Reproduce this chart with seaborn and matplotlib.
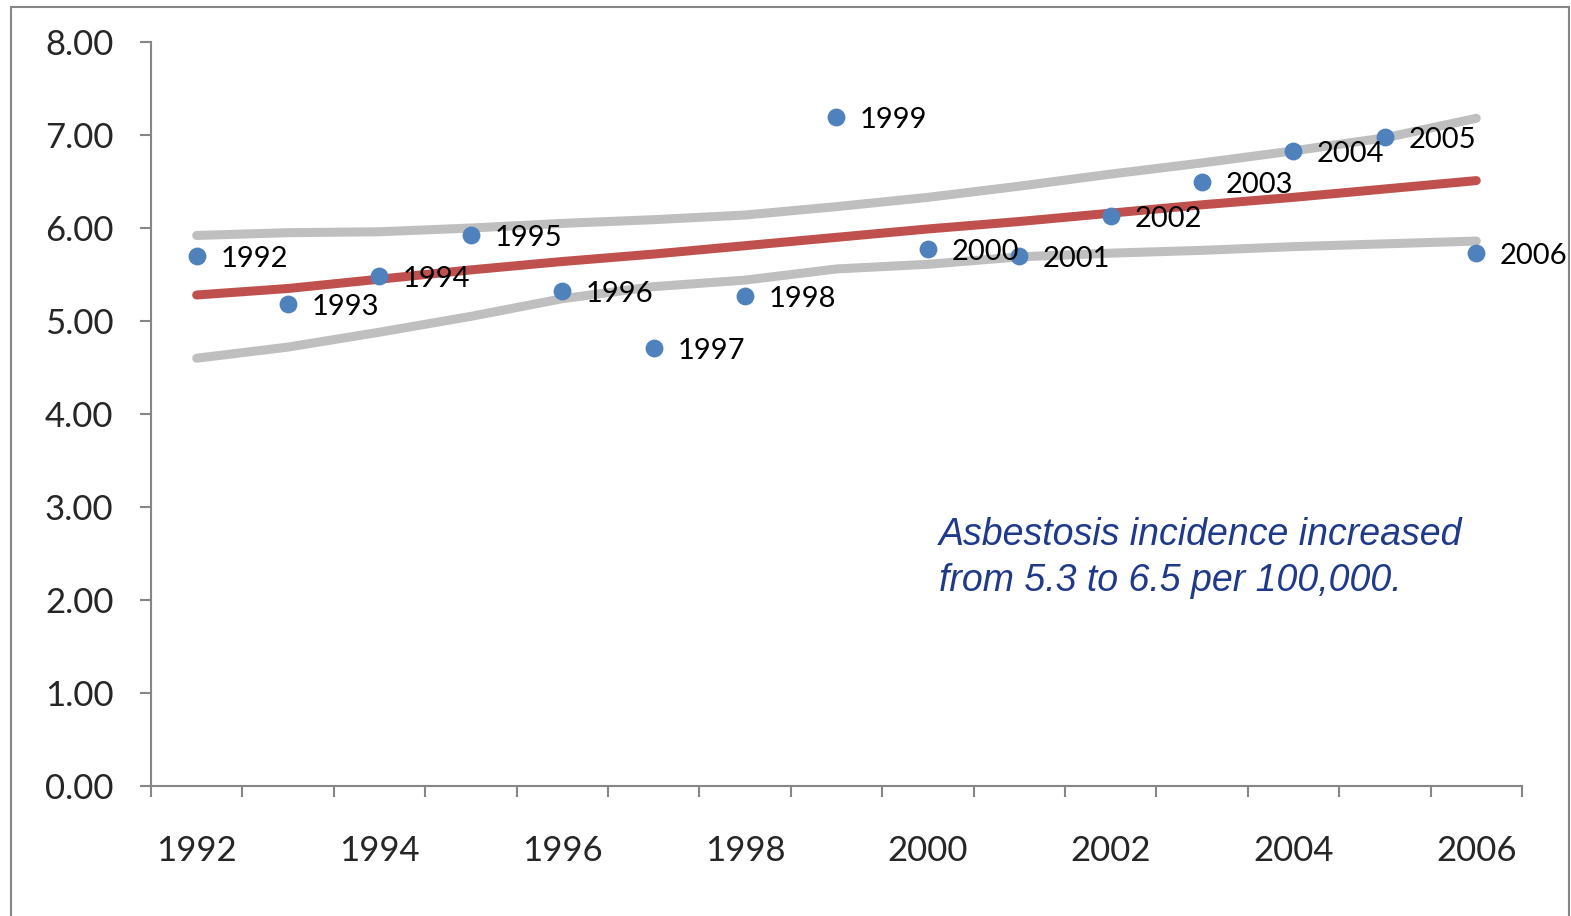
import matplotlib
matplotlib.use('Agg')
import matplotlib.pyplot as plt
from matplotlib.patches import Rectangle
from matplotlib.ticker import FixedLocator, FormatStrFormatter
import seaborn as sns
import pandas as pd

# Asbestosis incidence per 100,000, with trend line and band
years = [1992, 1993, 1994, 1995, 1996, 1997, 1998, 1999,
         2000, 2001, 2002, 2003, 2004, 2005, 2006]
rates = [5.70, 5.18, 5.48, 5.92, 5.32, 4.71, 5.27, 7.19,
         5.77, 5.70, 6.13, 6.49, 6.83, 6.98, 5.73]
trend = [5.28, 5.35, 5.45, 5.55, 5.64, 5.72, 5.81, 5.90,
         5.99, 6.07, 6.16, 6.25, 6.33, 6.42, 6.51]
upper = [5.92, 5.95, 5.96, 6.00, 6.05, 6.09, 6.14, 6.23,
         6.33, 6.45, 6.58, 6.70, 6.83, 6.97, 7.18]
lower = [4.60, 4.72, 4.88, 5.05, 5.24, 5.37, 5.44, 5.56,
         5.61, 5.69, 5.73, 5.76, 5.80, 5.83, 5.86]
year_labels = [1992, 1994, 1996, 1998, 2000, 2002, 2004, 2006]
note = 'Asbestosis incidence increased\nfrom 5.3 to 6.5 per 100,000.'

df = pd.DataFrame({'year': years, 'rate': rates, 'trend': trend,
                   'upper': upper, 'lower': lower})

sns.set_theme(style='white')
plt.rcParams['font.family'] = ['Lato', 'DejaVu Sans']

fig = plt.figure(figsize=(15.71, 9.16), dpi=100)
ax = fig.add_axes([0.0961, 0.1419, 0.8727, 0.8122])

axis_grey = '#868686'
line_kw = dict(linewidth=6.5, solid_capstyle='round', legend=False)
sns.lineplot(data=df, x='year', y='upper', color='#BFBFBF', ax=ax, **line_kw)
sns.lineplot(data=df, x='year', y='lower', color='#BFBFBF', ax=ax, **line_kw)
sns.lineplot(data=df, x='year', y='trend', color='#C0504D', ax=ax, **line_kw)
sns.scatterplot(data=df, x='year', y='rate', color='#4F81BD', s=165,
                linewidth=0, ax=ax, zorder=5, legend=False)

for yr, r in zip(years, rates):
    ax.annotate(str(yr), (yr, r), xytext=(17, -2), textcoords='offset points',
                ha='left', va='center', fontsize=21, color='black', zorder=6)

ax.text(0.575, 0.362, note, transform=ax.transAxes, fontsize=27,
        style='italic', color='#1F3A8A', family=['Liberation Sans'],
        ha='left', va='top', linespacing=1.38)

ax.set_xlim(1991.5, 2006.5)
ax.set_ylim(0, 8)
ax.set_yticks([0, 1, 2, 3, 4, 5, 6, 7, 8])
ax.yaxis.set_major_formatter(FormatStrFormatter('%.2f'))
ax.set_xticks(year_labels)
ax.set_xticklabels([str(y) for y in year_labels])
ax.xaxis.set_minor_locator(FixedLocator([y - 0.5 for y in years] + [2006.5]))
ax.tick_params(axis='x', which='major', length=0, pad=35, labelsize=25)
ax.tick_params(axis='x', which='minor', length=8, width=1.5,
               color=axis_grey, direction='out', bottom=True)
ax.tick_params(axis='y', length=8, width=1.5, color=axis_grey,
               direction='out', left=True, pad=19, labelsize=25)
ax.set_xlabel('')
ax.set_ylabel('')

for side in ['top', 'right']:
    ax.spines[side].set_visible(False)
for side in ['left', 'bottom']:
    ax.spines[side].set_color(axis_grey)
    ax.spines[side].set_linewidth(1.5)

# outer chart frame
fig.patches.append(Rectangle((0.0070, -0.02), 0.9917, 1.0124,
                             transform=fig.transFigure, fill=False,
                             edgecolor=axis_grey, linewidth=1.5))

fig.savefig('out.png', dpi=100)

▬▬▬

Skip the pictures, then retype every line above exactly.

Reproduce this chart with seaborn and matplotlib.
import matplotlib
matplotlib.use('Agg')
import matplotlib.pyplot as plt
from matplotlib.patches import Rectangle
from matplotlib.ticker import FixedLocator, FormatStrFormatter
import seaborn as sns
import pandas as pd

# Asbestosis incidence per 100,000, with trend line and band
years = [1992, 1993, 1994, 1995, 1996, 1997, 1998, 1999,
         2000, 2001, 2002, 2003, 2004, 2005, 2006]
rates = [5.70, 5.18, 5.48, 5.92, 5.32, 4.71, 5.27, 7.19,
         5.77, 5.70, 6.13, 6.49, 6.83, 6.98, 5.73]
trend = [5.28, 5.35, 5.45, 5.55, 5.64, 5.72, 5.81, 5.90,
         5.99, 6.07, 6.16, 6.25, 6.33, 6.42, 6.51]
upper = [5.92, 5.95, 5.96, 6.00, 6.05, 6.09, 6.14, 6.23,
         6.33, 6.45, 6.58, 6.70, 6.83, 6.97, 7.18]
lower = [4.60, 4.72, 4.88, 5.05, 5.24, 5.37, 5.44, 5.56,
         5.61, 5.69, 5.73, 5.76, 5.80, 5.83, 5.86]
year_labels = [1992, 1994, 1996, 1998, 2000, 2002, 2004, 2006]
note = 'Asbestosis incidence increased\nfrom 5.3 to 6.5 per 100,000.'

df = pd.DataFrame({'year': years, 'rate': rates, 'trend': trend,
                   'upper': upper, 'lower': lower})

sns.set_theme(style='white')
plt.rcParams['font.family'] = ['Lato', 'DejaVu Sans']

fig = plt.figure(figsize=(15.71, 9.16), dpi=100)
ax = fig.add_axes([0.0961, 0.1419, 0.8727, 0.8122])

axis_grey = '#868686'
line_kw = dict(linewidth=6.5, solid_capstyle='round', legend=False)
sns.lineplot(data=df, x='year', y='upper', color='#BFBFBF', ax=ax, **line_kw)
sns.lineplot(data=df, x='year', y='lower', color='#BFBFBF', ax=ax, **line_kw)
sns.lineplot(data=df, x='year', y='trend', color='#C0504D', ax=ax, **line_kw)
sns.scatterplot(data=df, x='year', y='rate', color='#4F81BD', s=165,
                linewidth=0, ax=ax, zorder=5, legend=False)

for yr, r in zip(years, rates):
    ax.annotate(str(yr), (yr, r), xytext=(17, -2), textcoords='offset points',
                ha='left', va='center', fontsize=21, color='black', zorder=6)

ax.text(0.575, 0.362, note, transform=ax.transAxes, fontsize=27,
        style='italic', color='#1F3A8A', family=['Liberation Sans'],
        ha='left', va='top', linespacing=1.38)

ax.set_xlim(1991.5, 2006.5)
ax.set_ylim(0, 8)
ax.set_yticks([0, 1, 2, 3, 4, 5, 6, 7, 8])
ax.yaxis.set_major_formatter(FormatStrFormatter('%.2f'))
ax.set_xticks(year_labels)
ax.set_xticklabels([str(y) for y in year_labels])
ax.xaxis.set_minor_locator(FixedLocator([y - 0.5 for y in years] + [2006.5]))
ax.tick_params(axis='x', which='major', length=0, pad=35, labelsize=25)
ax.tick_params(axis='x', which='minor', length=8, width=1.5,
               color=axis_grey, direction='out', bottom=True)
ax.tick_params(axis='y', length=8, width=1.5, color=axis_grey,
               direction='out', left=True, pad=19, labelsize=25)
ax.set_xlabel('')
ax.set_ylabel('')

for side in ['top', 'right']:
    ax.spines[side].set_visible(False)
for side in ['left', 'bottom']:
    ax.spines[side].set_color(axis_grey)
    ax.spines[side].set_linewidth(1.5)

# outer chart frame
fig.patches.append(Rectangle((0.0070, -0.02), 0.9917, 1.0124,
                             transform=fig.transFigure, fill=False,
                             edgecolor=axis_grey, linewidth=1.5))

fig.savefig('out.png', dpi=100)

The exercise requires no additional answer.